While the name Florida East Coast Industries harkens back to the Florida East Coast Railway, the four FECI operating subsidiaries created by Fortress Investment Group after it bought FECI in 2007 don’t include the freight rail operator, which is owned separately by Fortress.

In addition to All Aboard Florida (the passenger rail venture), FECI’s three other units encompass FECI’s hard assets — suburban office buildings, industrial sites, railyards — and railroad rights of way management. FECI has 175 employees. It doesn’t disclose financial information. Here’s how they’re organized:

Flagler

The venerable real estate development and management firm owns 7 million square feet of office buildings, largely suburban, in Florida and another 2,500 acres it can develop. It manages another 10 million square feet for clients. Flagler still has a long future ahead of it — building out that acreage alone will take years — but it’s a low-return business compared to what FECI now is after and is being monetized. Once there’s “no meaningful upside” for a Flagler office property, says FECI CEO Vincent Signorello, FECI will sell it to raise money to fund its three higher-return startups — All Aboard Florida, Parallel Infrastructure and South Florida Logistics Services.

Parallel Infrastructure

Any company or government entity that wants to put a power line over the 350-mile rail line or a sewer pipe underneath it or a billboard beside it has to pay. Parallel Infrastructure collects those fees and also contracts itself out to collect revenue for other rights of way owners, including state, county and local governments. Signorello says there are 1 million miles of right of way on the major thoroughfares in populated areas the company targets. Up to now, local governments responded ad hoc to requests from telecoms or others to put a cell tower or other structures on government land. Once under contract, Parallel Infrastructure looks for revenue-making projects: It might determine a county-owned site is ideal for a cellular tower, for example, then raise capital to build the cell tower, sell use of it to cell companies and share the revenue with the local government. FECI’s share varies, but it does take the lion’s share. Signorello sees a future in pipelines and also billboards on rights of way.

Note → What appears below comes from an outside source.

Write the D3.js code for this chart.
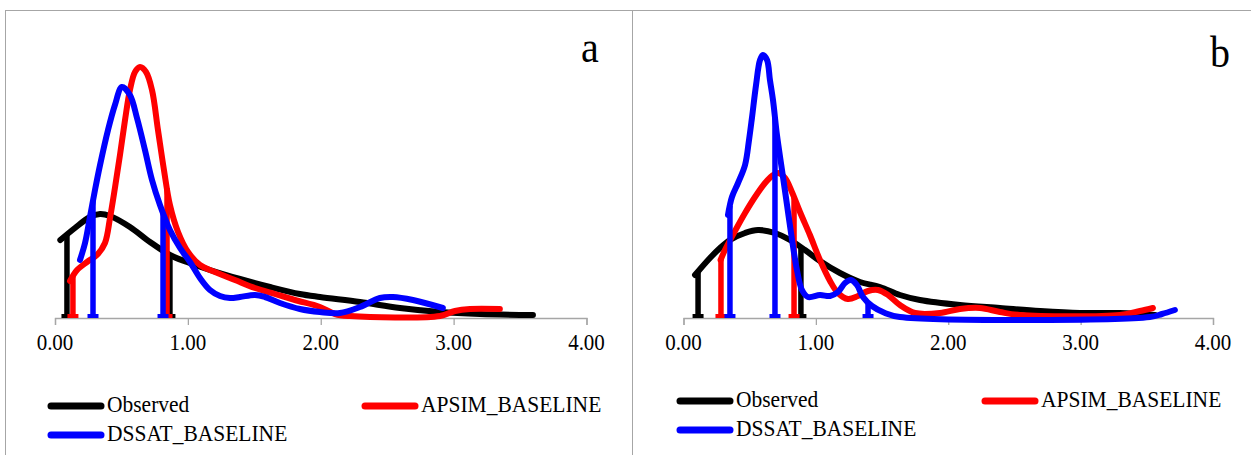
<!DOCTYPE html>
<html><head><meta charset="utf-8">
<script src="https://cdn.jsdelivr.net/npm/d3@7"></script>
<style>html,body{margin:0;padding:0;background:#fff;}svg{display:block;}</style>
</head><body>
<svg id="chart" width="1251" height="455"></svg>
<script>
// ---------- data ----------
const xTicks = [0, 1, 2, 3, 4];
const tickLabels = ["0.00", "1.00", "2.00", "3.00", "4.00"];
const seriesNames = ["Observed", "APSIM_BASELINE", "DSSAT_BASELINE"];
const seriesColors = ["#000000", "#ff0000", "#0000ff"];
const panelLabels = ["a", "b"];

// Panel a density curves [x, density]
const observedA = [[0.04,0.78],[0.15,0.90],[0.263,1.01],[0.339,1.04],[0.414,1.02],[0.564,0.91],[0.715,0.76],[0.865,0.63],[0.993,0.56],[1.166,0.48],[1.392,0.39],[1.618,0.31],[1.843,0.24],[1.994,0.21],[2.295,0.16],[2.596,0.10],[2.897,0.06],[3.198,0.04],[3.597,0.03]];
const apsimA = [[0.113,0.37],[0.166,0.48],[0.241,0.56],[0.316,0.63],[0.376,0.75],[0.414,1.00],[0.451,1.30],[0.489,1.63],[0.527,1.98],[0.564,2.28],[0.602,2.46],[0.640,2.51],[0.685,2.46],[0.730,2.28],[0.775,1.88],[0.820,1.48],[0.865,1.13],[0.926,0.86],[1.001,0.66],[1.091,0.53],[1.204,0.46],[1.354,0.38],[1.505,0.30],[1.655,0.24],[1.806,0.18],[1.994,0.11],[2.107,0.04],[2.220,0.02],[2.897,0.02],[3.010,0.07],[3.123,0.09],[3.348,0.09]];
const dssatA = [[0.188,0.58],[0.226,0.75],[0.263,1.01],[0.301,1.28],[0.339,1.53],[0.399,1.88],[0.451,2.13],[0.504,2.31],[0.564,2.23],[0.617,2.00],[0.677,1.68],[0.730,1.38],[0.790,1.13],[0.865,0.88],[0.941,0.70],[1.016,0.56],[1.091,0.40],[1.166,0.28],[1.242,0.22],[1.317,0.20],[1.392,0.21],[1.505,0.23],[1.580,0.21],[1.693,0.15],[1.843,0.09],[1.994,0.06],[2.144,0.05],[2.295,0.11],[2.445,0.20],[2.543,0.21],[2.694,0.18],[2.919,0.10]];

// Panel b density curves
const observedB = [[0.087,0.43],[0.200,0.60],[0.276,0.70],[0.351,0.78],[0.465,0.85],[0.563,0.88],[0.691,0.85],[0.804,0.78],[0.918,0.68],[1.031,0.57],[1.182,0.45],[1.333,0.36],[1.484,0.31],[1.635,0.23],[1.786,0.18],[2.088,0.13],[2.390,0.10],[2.693,0.07],[2.995,0.05],[3.297,0.05],[3.561,0.03]];
const apsimB = [[0.28,0.58],[0.313,0.68],[0.389,0.87],[0.465,1.05],[0.540,1.21],[0.616,1.35],[0.668,1.42],[0.714,1.45],[0.767,1.40],[0.819,1.26],[0.880,1.06],[0.955,0.83],[1.031,0.58],[1.107,0.37],[1.167,0.25],[1.242,0.19],[1.318,0.22],[1.394,0.27],[1.469,0.28],[1.545,0.23],[1.635,0.13],[1.749,0.05],[1.937,0.05],[2.088,0.09],[2.239,0.10],[2.390,0.06],[2.541,0.03],[3.297,0.03],[3.448,0.07],[3.546,0.10]];
const dssatB = [[0.336,1.03],[0.366,1.21],[0.412,1.35],[0.465,1.53],[0.495,1.78],[0.517,2.00],[0.548,2.33],[0.578,2.58],[0.600,2.63],[0.631,2.58],[0.653,2.38],[0.676,2.18],[0.706,1.83],[0.744,1.48],[0.782,1.13],[0.820,0.78],[0.857,0.48],[0.895,0.28],[0.940,0.21],[1.031,0.23],[1.107,0.22],[1.167,0.26],[1.220,0.35],[1.265,0.38],[1.310,0.33],[1.356,0.21],[1.424,0.12],[1.522,0.05],[1.635,0.01],[3.523,0.01],[3.614,0.04],[3.712,0.08]];

// Marker (drop line) positions on the x axis
const observedDropsA = [0.09, 0.865];
const apsimDropsA = [0.135, 0.843];
const dssatDropsA = [0.286, 0.813];
const observedDropsB = [0.11, 0.887];
const apsimDropsB = [0.283, 0.835];
const dssatDropsB = [0.351, 0.691, 1.394];

// ---------- drawing ----------
const svg = d3.select("#chart");
const FONT = "Liberation Serif";
const baseY = 318;

function interp(series, x) {
  for (let i = 0; i < series.length - 1; i++) {
    const [x0, y0] = series[i], [x1, y1] = series[i + 1];
    if (x >= x0 && x <= x1) return y0 + (y1 - y0) * (x - x0) / (x1 - x0);
  }
  return x < series[0][0] ? series[0][1] : series[series.length - 1][1];
}

function addText(g, x, y, str, size, anchor) {
  g.append("text")
    .attr("transform", `translate(${x},${y}) scale(1,1.12)`)
    .attr("font-family", FONT)
    .attr("font-size", size)
    .attr("text-anchor", anchor || "start")
    .attr("fill", "#000")
    .text(str);
}

const panels = [
  { frame: [5.5, 10.5, 627, 470], range: [55, 586.5], curves: [observedA, apsimA, dssatA], drops: [observedDropsA, apsimDropsA, dssatDropsA],
    label: [581, 62], legend: { c1: 48, c2: 362, r1: 406, r2: 435, dy: 6 } },
  { frame: [632.5, 10.5, 640, 470], range: [683.5, 1213], curves: [observedB, apsimB, dssatB], drops: [observedDropsB, apsimDropsB, dssatDropsB],
    label: [1210, 67], legend: { c1: 677, c2: 982, r1: 401, r2: 430, dy: 6 } }
];

const y = d3.scaleLinear().domain([0, 2.5]).range([baseY, 68]);

panels.forEach((p, pi) => {
  const g = svg.append("g");
  g.append("rect").attr("x", p.frame[0]).attr("y", p.frame[1]).attr("width", p.frame[2]).attr("height", p.frame[3])
    .attr("fill", "none").attr("stroke", "#a6a6a6").attr("stroke-width", 1);

  const x = d3.scaleLinear().domain([0, 4]).range(p.range);

  // axis
  const axis = d3.axisBottom(x).tickValues(xTicks).tickSize(7).tickFormat((d, i) => tickLabels[i]);
  const ag = g.append("g").attr("transform", `translate(0,${baseY})`).call(axis);
  ag.select(".domain").attr("stroke", "#a6a6a6").attr("stroke-width", 1.3);
  ag.selectAll(".tick line").attr("stroke", "#a6a6a6").attr("stroke-width", 1.3);
  ag.selectAll(".tick text").remove();
  xTicks.forEach((t, i) => addText(g, x(t), 350, tickLabels[i], 21, "middle"));

  const line = d3.line().x(d => x(d[0])).y(d => y(d[1])).curve(d3.curveCatmullRom.alpha(0.5));

  p.curves.forEach((c, si) => {
    const col = seriesColors[si];
    // drop lines
    p.drops[si].forEach(dx => {
      const top = interp(c, dx);
      g.append("line").attr("x1", x(dx)).attr("x2", x(dx)).attr("y1", y(top)).attr("y2", y(0) - 1)
        .attr("stroke", col).attr("stroke-width", 5.5);
      g.append("line").attr("x1", x(dx) - 5.5).attr("x2", x(dx) + 5.5).attr("y1", y(0) - 2).attr("y2", y(0) - 2)
        .attr("stroke", col).attr("stroke-width", 4);
    });
    g.append("path").datum(c).attr("d", line).attr("fill", "none").attr("stroke", col)
      .attr("stroke-width", 6).attr("stroke-linecap", "round").attr("stroke-linejoin", "round");
  });

  // panel label
  addText(g, p.label[0], p.label[1], panelLabels[pi], 40, "start");

  // legend
  const L = p.legend;
  const pos = [[L.c1, L.r1], [L.c2, L.r1], [L.c1, L.r2]];
  seriesNames.forEach((n, si) => {
    const [lx, ly] = pos[si];
    g.append("line").attr("x1", lx + 3).attr("x2", lx + 53).attr("y1", ly).attr("y2", ly)
      .attr("stroke", seriesColors[si]).attr("stroke-width", 7).attr("stroke-linecap", "round");
    addText(g, lx + 59, ly + L.dy, n, 21.5, "start");
  });
});
</script>
</body></html>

South Florida Logistics Services

The 400-acre Hialeah rail yard runs in a strip, long, but narrow, connecting Miami International Airport on the south with the rail line running from PortMiami on the north. “The foregone conclusion in the marketplace is that was a rail yard. It will never be utilized for anything other than a rail yard,” says Vincent Signorello, FECI’s president and CEO. In that rail yard, however, he and FECI see a future of buildings handling imports and exports, a lynchpin logistics center promising lots of profit. FECI took all its industrial sites and put them into its South Florida Logistics Service, where it will develop its 400-acre rail yard — and lots more. The division has representatives working in Latin America to convince exporters there to move their goods through Florida ports. It also owns 2,100 acres of developable Florida land, with 23.6 million square feet of industrial entitlements in place — 12.4 million of them in Miami-Dade. The rest is in Lakeland, Titusville and Fort Pierce. With that division alone, “We will invest in excess of $1 billion in the state of Florida over the next five to six years,” Signorello says.